Description of problem: Both CONFIG_SERIAL_8250_NR_UARTS and CONFIG_SERIAL_8250_RUNTIME_UARTS should be increased to at least 32 in order to support multi port serial cards out of the box. This will cover at least the situation, where two 8 port cards are used simultaneously and there is still some room for internal ports or the other card. This bug report was created after initial discussion on the linux-serial mailings list: http://www.spinics.net/lists/linux-serial/msg03020.html Version-Release number of selected component (if applicable): How reproducible: Always Steps to Reproduce: 1. insert 8 port serial card based on 8250 UART family 2. 3. Actual results: only some ports will be detected Expected results: all 8 ports must be detected Additional info: see already accepted changed in Ubuntu and openSUSE https://bugzilla.novell.com/show_bug.cgi?id=652954 https://bugs.launchpad.net/ubuntu/+source/linux/+bug/675453
RUNTIME_UARTS will not be increased, as it can be increased with a parameter and isn't necessary for virtually all users. NR_UARTS is already 32.

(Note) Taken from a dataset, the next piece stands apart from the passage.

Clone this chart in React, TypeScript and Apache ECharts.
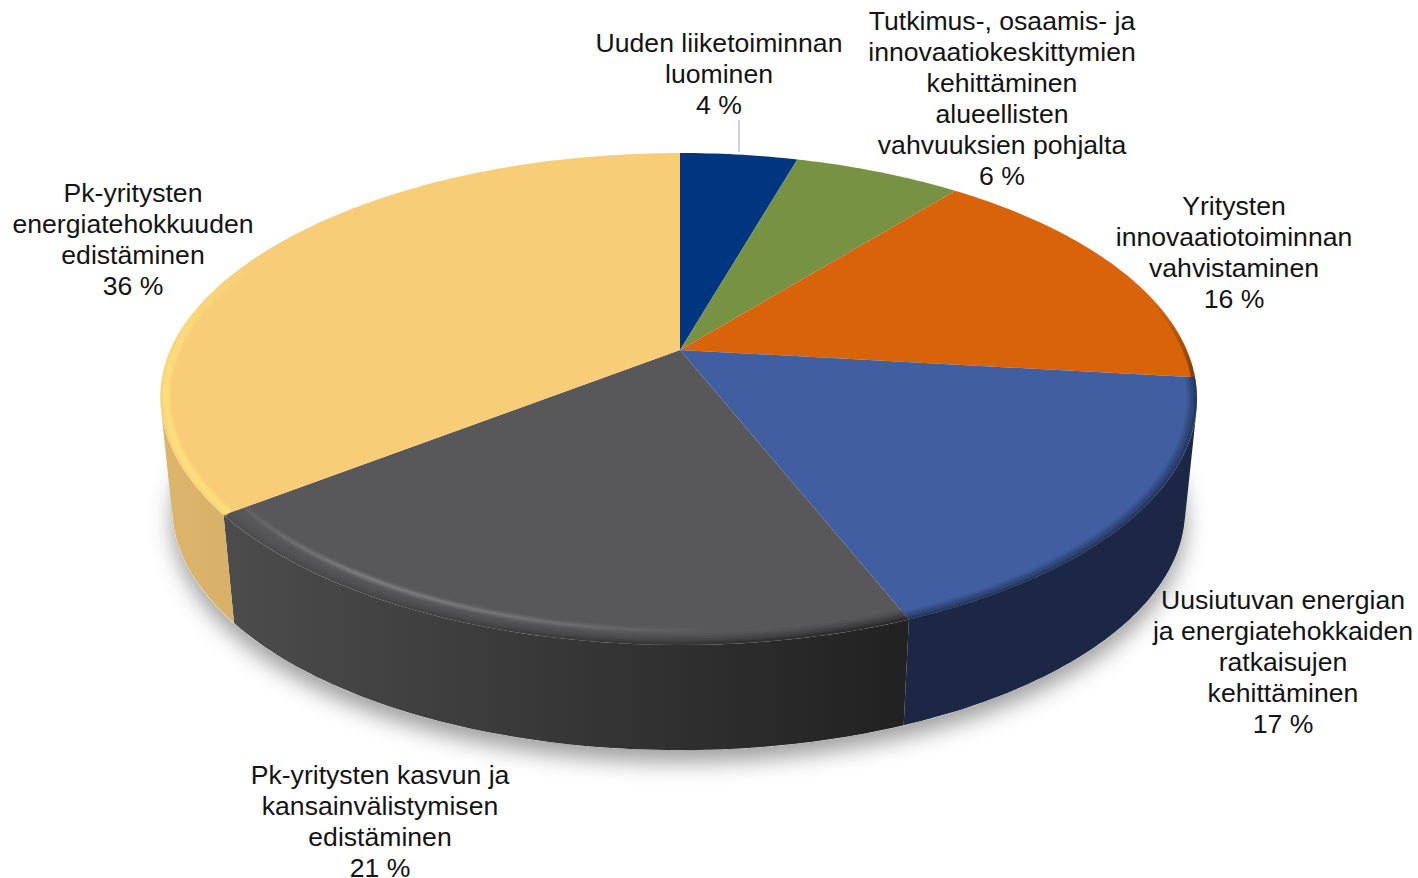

The advantage of such approach is that multiple interface cards can be used at once without user intervention. This would reduce the support effort much, cause this is the most frequent user question: "Why not all ports are detected?". Then we have to point them to this problem and teach them how to make changes in various bootloaders. And this costs time and resources. And I don't see any disadvantages in increasing CONFIG_SERIAL_8250_RUNTIME_UARTS. As you already stated NR_UARTS is already 32, so memory is already "wasted". The RUNTIME value cares about registering this amount of ports and if the number of real ports is lower than RUNTIME_UARTS, only those real ports will be installed. So I don't see how it can affect other users. Have you read this thread (http://www.spinics.net/lists/linux-serial/msg03020.html) completely? After my request to change the default values upstream, Greg Kroah-Hartman made following suggestion: "Then get the distro to change the default setting of their kernels." And then the reason: "I doubt it as they would never notice that the value changed at all (they run 'make oldconfig'). So please just work with the distros that you are having problems with to get the value changed." If you're still unsure about this lets discuss it on the linux-serial mailingslist.
It's a pointless change for virtually all users. If you don't like it, make the 8250 driver suck less.